Hal tersebut penting untuk mengetahui jenis tanaman yang cocok ditanam pada bulan-bulan tertentu,” ujarnya. Setelah data curah hujan didapatkan, BMKG baru dapat mengevaluasi apakah tanaman yang sudah biasa ditanam di suatu daerah, seperti nanas atau padi, masih sesuai dengan kondisi iklim saat ini.
Selain itu, perubahan iklim juga menjadi tantangan tersendiri. Pengamatan ini juga bukanlah tugas Badan Meteorologi Klimatologi dan Geofisika (BMKG) semata. Dinas Pertanian dan lembaga terkait juga berperan penting dalam menentukan tanaman yang tepat berdasarkan pola iklim yang telah diamati.
“Dengan adanya perubahan iklim, pola curah hujan juga berubah, dan itu tentu memengaruhi perencanaan pertanian,” kata Wahyu.
Wahyu menyoroti dampak perubahan iklim yang telah terjadi di berbagai daerah, termasuk Sumatera Utara. Data iklim dari daerah tersebut menunjukkan perubahan signifikan dalam pola curah hujan dan suhu selama 60 hingga 70 tahun terakhir, bahkan ada data lebih dari 100 tahun dari perkebunan di wilayah itu.
“Kami telah melihat peningkatan curah hujan di beberapa lokasi, sementara di lokasi lain justru mengalami penurunan,” ujarnya.
Perubahan ini, juga berkontribusi pada perubahan jenis tanaman di beberapa daerah. Sebagai contoh, di wilayah Marjanji, yang dulu terkenal sebagai sentra teh, kini banyak lahan berubah menjadi perkebunan sawit. Meskipun ada faktor iklim yang mempengaruhi, Wahyu juga mengakui bahwa ada faktor lain yang mungkin turut berperan dalam peralihan jenis tanaman ini.
Wahyu juga mengingatkan pentingnya peran petani dalam beradaptasi dengan kondisi iklim yang berubah-ubah. “Petani harus menyesuaikan dengan kondisi alam di sekitarnya, baik itu terkait curah hujan maupun iklim secara keseluruhan. Tidak bisa kita memaksakan suatu tanaman di lahan yang tidak sesuai,” ujarnya.
Wahyu juga menggarisbawahi pentingnya musyawarah antara petani dan dinas pertanian sebelum memulai musim tanam. Musyawarah ini bertujuan untuk mengevaluasi potensi curah hujan, mengidentifikasi daerah dengan defisit atau surplus air, dan menentukan tanaman yang paling cocok untuk ditanam.

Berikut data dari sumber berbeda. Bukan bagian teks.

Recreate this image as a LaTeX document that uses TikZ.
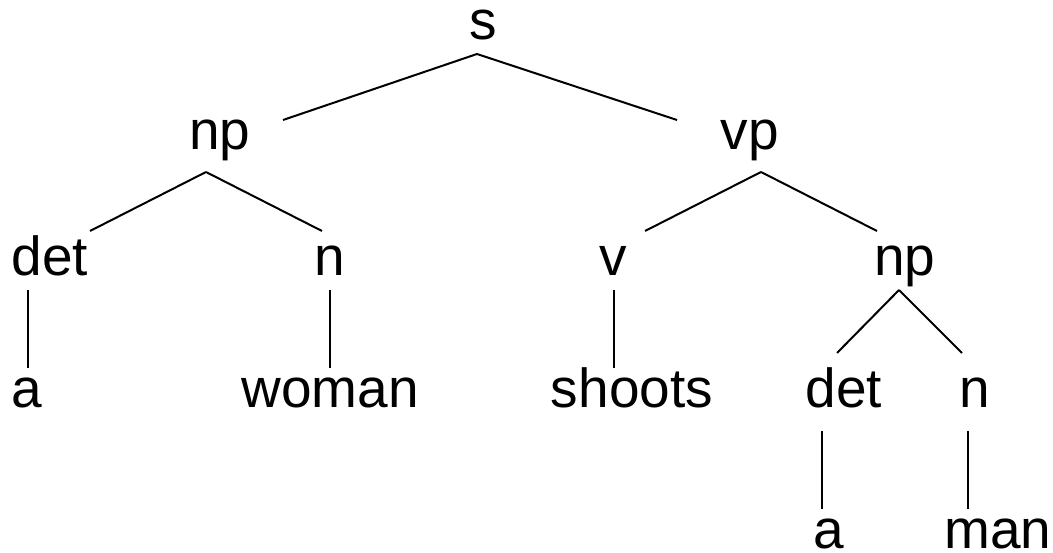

Dengan perubahan iklim yang terus berlangsung, Wahyu menekankan perlunya strategi adaptasi yang lebih baik di sektor pertanian. Ia menyebutkan beberapa cara yang dapat dilakukan untuk menyesuaikan kondisi lahan, seperti memperbaiki tanah yang gersang dan mengelola daerah tandus menjadi lebih subur, sebagaimana yang dilakukan di Gurun Gobi, Tiongkok.
Wahyu menyebutkan, meskipun BMKG belum mendalami kaitan antara perubahan iklim dan serangan hama, ada indikasi perubahan ini mempengaruhi habitat beberapa spesies, termasuk munculnya hama baru atau peningkatan aktivitas hama tertentu.
“Dari sisi kami, kami memang belum mengkaji lebih dalam. Baru data-data terjadi perubahan dan Ketika dinput itu karena factor perubahan iklim,” katanya.